Common misconceptions

Suppose we have a 95% confidence interval \([2.7,3.7]\). Which of the following statements is true?

1. We are 95% confident that the sample mean is between 2.7 and 3.7.

False. The CI definitely contains the sample mean \(\bar{X}\).

2. 95% of the population observations are in 2.7 to 3.7.

False. The CI is about covering the population mean, not for covering 95% of the entire population.

3. The true mean falls in the interval [2.7, 3.7] with probability 95%.

False. The true mean \(\mu\) is a fixed number, not a random one that happens with a probability.

4. If a new random sample is taken, we are 95% confident that the new sample mean will be between 2.7 and 3.7.

False. The confidence interval is for covering the population mean, not for covering the mean of another sample.

5. This confidence interval is not valid if the population or sample is not normally distributed.

False. The construction of the CI only uses the normality of the sampling distribution of the sample mean (by the CLT). Neither the population nor the sample is required to be normally distributed.

Applications

Do male students do better in exams than female students? (or the other way around?) Comparing the means are not enough, because there are errors in the estimates.
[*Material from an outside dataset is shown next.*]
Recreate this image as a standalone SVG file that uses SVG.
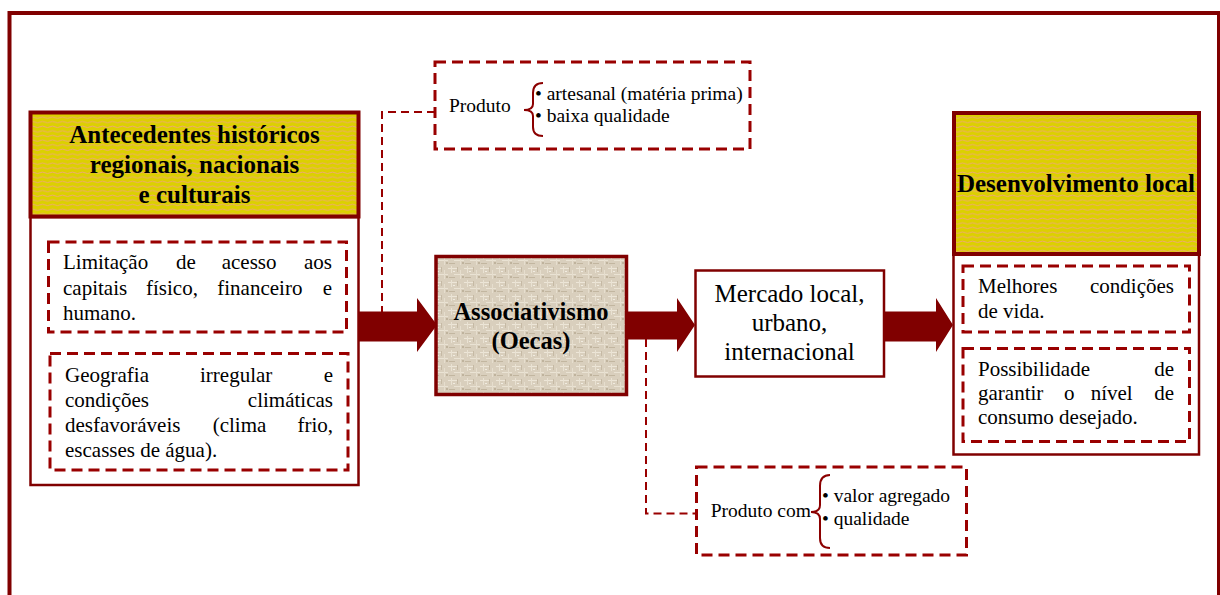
<svg xmlns="http://www.w3.org/2000/svg" width="1220" height="595" viewBox="0 0 1220 595">
<defs>
<pattern id="wave" width="10" height="4.6" patternUnits="userSpaceOnUse">
<rect width="10" height="4.6" fill="#DCD000"/>
<path d="M0,2.6 Q2.5,1.2 5,2.6 T10,2.6" fill="none" stroke="#F0A08C" stroke-width="0.8"/>
</pattern>
<pattern id="canvas" width="16" height="14" patternUnits="userSpaceOnUse">
<rect width="16" height="14" fill="#D9CFBD"/>
<rect x="0" y="2" width="9" height="1" fill="#EDE6D8"/>
<rect x="6" y="8" width="10" height="1" fill="#EAE3D4"/>
<rect x="3" y="0" width="1" height="7" fill="#E9E2D3"/>
<rect x="12" y="4" width="1" height="9" fill="#E6DECE"/>
<rect x="1" y="11" width="6" height="1" fill="#C2B6A0"/>
<rect x="9" y="1" width="1" height="5" fill="#C5B9A4"/>
<rect x="14" y="10" width="2" height="2" fill="#BFB39D"/>
<rect x="5" y="5" width="2" height="1" fill="#F1ECE1"/>
</pattern>
</defs>
<style>
.frame{fill:none;stroke:#800000;stroke-width:4}
.hdr{stroke:#800000;stroke-width:4}
.body{fill:#fff;stroke:#800000;stroke-width:2.5}
.dbox{fill:#fff;stroke:#990000;stroke-width:3;stroke-dasharray:11 6}
.conn{fill:none;stroke:#990000;stroke-width:2;stroke-dasharray:8 5}
.arrow{fill:#800000}
.brace{fill:none;stroke:#8B0000;stroke-width:2}
text{font-family:"Liberation Serif","Times New Roman",serif;fill:#000}
.hb{font-size:25px;font-weight:bold;text-anchor:middle}
.t{font-size:21px}
.e{text-anchor:end}
.s{font-size:19.5px}
.m{font-size:25px;text-anchor:middle}
</style>

<path id="frame" class="frame" d="M9.5,597 V13 H1219 V597"/>

<g id="connectors">
<path class="conn" d="M435,112 H382 V312"/>
<path class="conn" d="M646,339 V513.5 H696"/>
<polygon class="arrow" points="358,311.5 417,311.5 417,298 437,325 417,352 417,341.5 358,341.5"/>
<polygon class="arrow" points="627,311.5 677,311.5 677,298 695,325 677,352 677,339.5 627,339.5"/>
<polygon class="arrow" points="885,311.5 936,311.5 936,298 953,325 936,352 936,341.5 885,341.5"/>
</g>

<g id="antecedentes">
<rect class="body" x="30.5" y="217" width="328" height="268"/>
<rect class="hdr" x="30.5" y="112.5" width="328" height="104" fill="url(#wave)"/>
<text class="hb" x="194.5" y="143">Antecedentes históricos</text>
<text class="hb" x="194.5" y="173">regionais, nacionais</text>
<text class="hb" x="194.5" y="203">e culturais</text>
<rect class="dbox" x="48.5" y="242" width="298" height="90"/>
<text class="t" x="63" y="269">Limitação</text>
<text class="t" x="176" y="269">de</text>
<text class="t" x="221.7" y="269">acesso</text>
<text class="t e" x="332" y="269">aos</text>
<text class="t" x="63" y="295">capitais</text>
<text class="t" x="146" y="295">físico,</text>
<text class="t" x="217.3" y="295">financeiro</text>
<text class="t e" x="332" y="295">e</text>
<text class="t" x="63" y="320">humano.</text>
<rect class="dbox" x="50" y="353.5" width="298" height="116.5"/>
<text class="t" x="65" y="381.7">Geografia</text>
<text class="t" x="200" y="381.7">irregular</text>
<text class="t e" x="333" y="381.7">e</text>
<text class="t" x="65" y="406.7">condições</text>
<text class="t e" x="333" y="406.7">climáticas</text>
<text class="t" x="65" y="431.7">desfavoráveis</text>
<text class="t" x="212.7" y="431.7">(clima</text>
<text class="t e" x="333" y="431.7">frio,</text>
<text class="t" x="65" y="456.7">escasses de água).</text>
</g>

<g id="produto-top">
<rect class="dbox" x="435" y="62" width="315" height="87"/>
<text class="s" x="449" y="112">Produto</text>
<path class="brace" d="M543,83 Q533,83 533,93 L533,104 Q533,110 524,110 Q533,110 533,116 L533,127 Q533,136 543,136"/>
<text class="s" x="535" y="100">• artesanal (matéria prima)</text>
<text class="s" x="535" y="122">• baixa qualidade</text>
</g>

<g id="associativismo">
<rect x="436" y="256.5" width="190.5" height="138" fill="url(#canvas)" stroke="#800000" stroke-width="3.5"/>
<text class="hb" x="531" y="320" style="font-size:24.5px">Associativismo</text>
<text class="hb" x="531" y="349.3" style="font-size:24.5px">(Oecas)</text>
</g>

<g id="mercado">
<rect class="body" x="695.5" y="270.5" width="188.5" height="106"/>
<text class="m" x="789.5" y="301.7">Mercado local,</text>
<text class="m" x="789.5" y="330.5">urbano,</text>
<text class="m" x="789.5" y="360">internacional</text>
</g>

<g id="produto-bottom">
<rect class="dbox" x="696.5" y="467" width="270" height="88"/>
<text class="s" x="710.7" y="517.3">Produto com</text>
<path class="brace" d="M830,475 Q820,475 820,486 L820,505 Q820,512 811,512 Q820,512 820,519 L820,538 Q820,548 830,548"/>
<text class="s" x="822" y="501.7">• valor agregado</text>
<text class="s" x="822" y="525">• qualidade</text>
</g>

<g id="desenvolvimento">
<rect class="body" x="953.5" y="254" width="245.5" height="200.5"/>
<rect class="hdr" x="954" y="113" width="245" height="141" fill="url(#wave)"/>
<text class="hb" x="1076" y="191.7">Desenvolvimento local</text>
<rect class="dbox" x="963" y="266" width="226.5" height="66"/>
<text class="t" x="978" y="293.3">Melhores</text>
<text class="t e" x="1174" y="293.3">condições</text>
<text class="t" x="978" y="318.3">de vida.</text>
<rect class="dbox" x="963" y="348.5" width="226.5" height="93"/>
<text class="t" x="978" y="376">Possibilidade</text>
<text class="t e" x="1174" y="376">de</text>
<text class="t" x="978" y="400">garantir</text>
<text class="t" x="1064" y="400">o</text>
<text class="t" x="1090.7" y="400">nível</text>
<text class="t e" x="1174" y="400">de</text>
<text class="t" x="978" y="424">consumo desejado.</text>
</g>
</svg>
Let \(\bar{X}_1\) and \(\bar{X}_2\) be the average scores of male and female students respectively. By the CLT, \[\bar{X}_1 \to_d N\left( \mu_1, \frac{\sigma_1^2}{n_1} \right)\] \[\bar{X}_2 \to_d N\left( \mu_2, \frac{\sigma_2^2}{n_2} \right)\]

The difference in sample means also follows a normal distribution: \[\bar{X}_1 - \bar{X}_2 \sim N\left( \mu_1-\mu_2, \frac{\sigma_1^2}{n_1} + \frac{\sigma_2^2}{n_2}\right)\]

We construct a confidence interval over \(\bar{X}_1 - \bar{X}_2\) and check if it contains \(0\).

# load dataset
data <- read.csv("../dataset/survey.csv")

# math scores of introverts and extroverts
x1 <- subset(data, Gender == 'F', 'Score')
x2 <- subset(data, Gender == 'M', 'Score')

# t-test over x1 - x2
t <- t.test(x1, x2, conf.level = .95)

# CI contains 0, meaning there is no significant difference
cat("Means:",  t$estimate, "CI:", t$conf.int)
Means: 82.72727 81.65 CI: -3.439391 5.593937

The fact that the conficence interval contains \(0\) means that there is no statistical difference between the two means. The algebric difference is due to errors in the estimation (maybe because of small samples).